Au Vénézuela, la colère contre les médias du pays à cause de leur rôle d'outil de propagande pour les anti-chavistes a provoqué des manifestations de masse à l'extérieur des stations de télévision lundi soir ; des milliers de manifestations scandaient «Meneurs de coup, dites la vérité» ! Les cinq stations privées ont ouvertement donné leur soutien aux actions anti-gouvernementales, diffusant des mensonges pour attaquer le gouvernement. A Maracay, des manifestants ont occupé la station.

Ces manifestations ont provoqué une condamnation coléreuse du Secrétaire Général de l'Organisation des Etats Américains (OAS), le Général César Gaviria, qui les a qualifiées d' «actions intimidantes» et insisté que le gouvernment «passe aux actes» pour défendre «la liberté de la presse et de l'expression».
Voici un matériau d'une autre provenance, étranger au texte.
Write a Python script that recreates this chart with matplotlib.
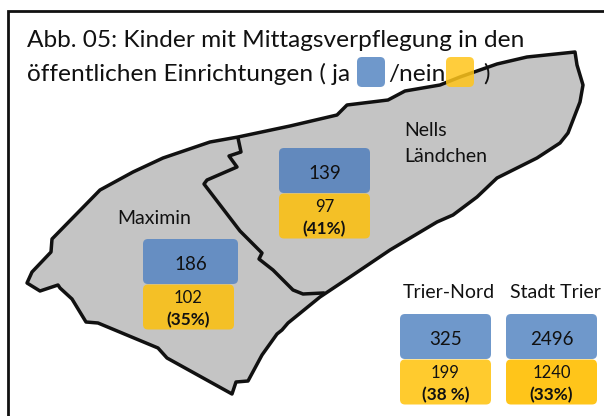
import matplotlib
matplotlib.use("Agg")
import matplotlib.pyplot as plt
from matplotlib.patches import Polygon, FancyBboxPatch

W, H = 604, 416
plt.rcParams['font.family'] = ['Lato', 'DejaVu Sans']

outer_x = [238,290,337,347,388,405,440,460,497,527,575,577,583,580,568,560,537,497,477,453,437,390,350,320,288,282,277,262,248,236,232,167,158,98,86,72,60,58,40,27,32,51,52,100,133,163,210]
outer_y = [137,126,115,105,100,91,85,77,64,57,52,65,85,102,133,143,158,178,197,215,222,250,277,297,323,330,334,355,381,382,394,358,348,323,322,299,288,285,291,283,272,252,239,190,172,158,142]
inner_x = [238,241,229,237,207,204,240,262,259,273,293,303,323]
inner_y = [138,152,156,167,180,184,231,253,259,270,290,294,293]

groups = ['Nells', 'Ländchen', 'Maximin', 'Trier-Nord', 'Stadt Trier']
ja = ['139', '186', '325', '2496']
nein = ['97', '102', '199', '1240']
pct = ['(41%)', '(35%)', '(38 %)', '(33%)']
box_left = [279, 143, 400, 506]
box_top = [148, 239, 314, 314]
blue = ['#6289bd', '#668ec2', '#6f98cb', '#6f98cb']
yellow = ['#f4c026', '#f4c026', '#ffcb2e', '#ffc51a']

fig = plt.figure(figsize=(W/100, H/100), dpi=100)
ax = fig.add_axes([0, 0, 1, 1])
ax.set_xlim(0, W); ax.set_ylim(H, 0); ax.axis('off')
INK = '#111111'

ax.plot([7.5, 7.5, W], [H, 11, 11], color=INK, lw=2.0, solid_joinstyle='miter')
ax.add_patch(Polygon(list(zip(outer_x, outer_y)), closed=True, fc='#c4c4c4', ec=INK, lw=2.5, joinstyle='round'))
ax.plot(inner_x, inner_y, color=INK, lw=2.5, solid_joinstyle='round')

def box(x, y, w, h, c, alpha=1):
    ax.add_patch(FancyBboxPatch((x+4, y+4), w-8, h-8, boxstyle='round,pad=4,rounding_size=5', fc=c, ec='none', alpha=alpha, zorder=3))

def label(x, y, s, fs, ha='left', **kw):
    ax.text(x, y, s, fontsize=fs, va='baseline', ha=ha, color=INK, zorder=5, **kw)

fs_title = 17.6
label(27, 47, 'Abb. 05: Kinder mit Mittagsverpflegung in den', fs_title)
label(27, 81, 'öffentlichen Einrichtungen ( ja', fs_title)
box(357, 57, 28, 30, '#6f98cb')
label(388, 81, '/nein', fs_title)
box(446, 57, 28, 30, '#ffc51a', alpha=0.85)
label(483, 81, ')', fs_title)

label(404, 136, groups[0], 14)
label(404, 162, groups[1], 14)
label(117, 224, groups[2], 14)
label(449, 298, groups[3], 14, ha='center')
label(555, 298, groups[4], 14, ha='center')

for i in range(4):
    x, y = box_left[i], box_top[i]
    w_top = 95 if i == 1 else 91
    box(x, y, w_top, 45, blue[i])
    box(x, y+45.5, 91, 45, yellow[i])
    label(x + w_top/2, y+31, ja[i], 13.5, ha='center')
    label(x + 45.5, y+64, nein[i], 12, ha='center')
    label(x + 45.5, y+86, pct[i], 12.3, ha='center', fontweight='bold')

fig.savefig('out.png', dpi=100)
Ces commentaires indiquent le parti pris de Gaviria, un ancien président colombien, qui est censé organiser un compromis entre Chavez et l'opposition. Comme le Département d'Etat américain, il indique de plus en plus clairement son soutien à un rapprochement de la date des élections nationales tel qu'exigé par l'oligarchie vénézuélienne.

Chavez a lui-même indiqué sa volonté de négocier sur cette question. L'opposition, cependant, tente à présent d'utiliser la dislocation économique pour insister sur sa démission immédiate, refusant d'accepter son vice-président, José Vicente Rangel, même en tant que successeur temporaire.